Alors qu’un continent d’objets plastifiés dérive sur les océans, à l’heure de l’extinction rapide de nombre d’espèces animales et végétales, certains futurologues ne trouvent rien de mieux à faire que de racoler le bon peuple en l’incitant à tremper son éternité dans des cuves d’azote liquide, un élément dangereux pour la santé et la nature. A se cryogéniser, pour utiliser le terme ad hoc. En d’autres termes à se mettre en état de ressusciter un jour, quand la science aura progressé au point de redonner vie à un cadavre.
La cryogénisation… L’embaumeur de Lénine n’y avait pas songé. Les grands criminels de l’histoire non plus. Sinon combien de Hitler, de Pol Pot dans les starting-blocks, en condition d’émerger de leur chambre froide à l’échéance des mille ans de leurs empires déchus? C’est le cas de le dire, la perpective donne froid dans le dos. Pourtant un quotidien romand y a consacré très sérieusement 10 (!) pages. Mais totalement à sens unique, en ne donnant la parole qu’à des névropathes du “coucou” par-delà l’au-delà. Faudrait-il parler de paumés? « J’ai peur de mourir », confesse un interviewé. Votre serviteur aussi, notez bien, mais il craint encore plus de se réveiller face à un Martien armé d’une chicotte. Avec la seule garantie, cette fois, de ne jamais sortir de la case de l’Oncle Tom.
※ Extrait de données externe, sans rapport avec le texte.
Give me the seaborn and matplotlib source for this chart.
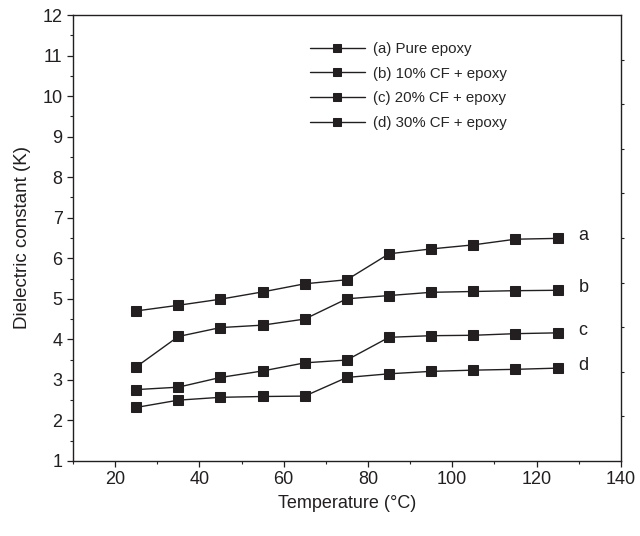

L’article passe totalement sous silence les aspects sociaux et éthiques. La religion n’est plus une référence, d’accord, mais est-ce une raison pour occulter toute critique d’un procédé qui a autant de chances de relever du pari improbable sur l’avenir que de l’escroquerie. Bienheureux celui qui émergera du sommeil pour remercier ses cryogéniseurs. A moins qu’il ne s’agisse du fabricant de son silo, de telle société américaine ou russe mue par le lucre. Et l’ambition démesurée. L’idée, lit-on quelque part, est de cryogéniser l’ensemble des habitants de la planète. Tiens donc, on n’y avait pas pensé. Sauf qu’en termes environnementaux, l’on ne produit pas impunément 9 milliards d’entonnoirs à macchabées. Et qu’à 200.000 dollars la place, notre bonne vieille Terre devra encore évoluer dans le sens de l’égalisation des revenus ou des cotisations d’assurance-vie.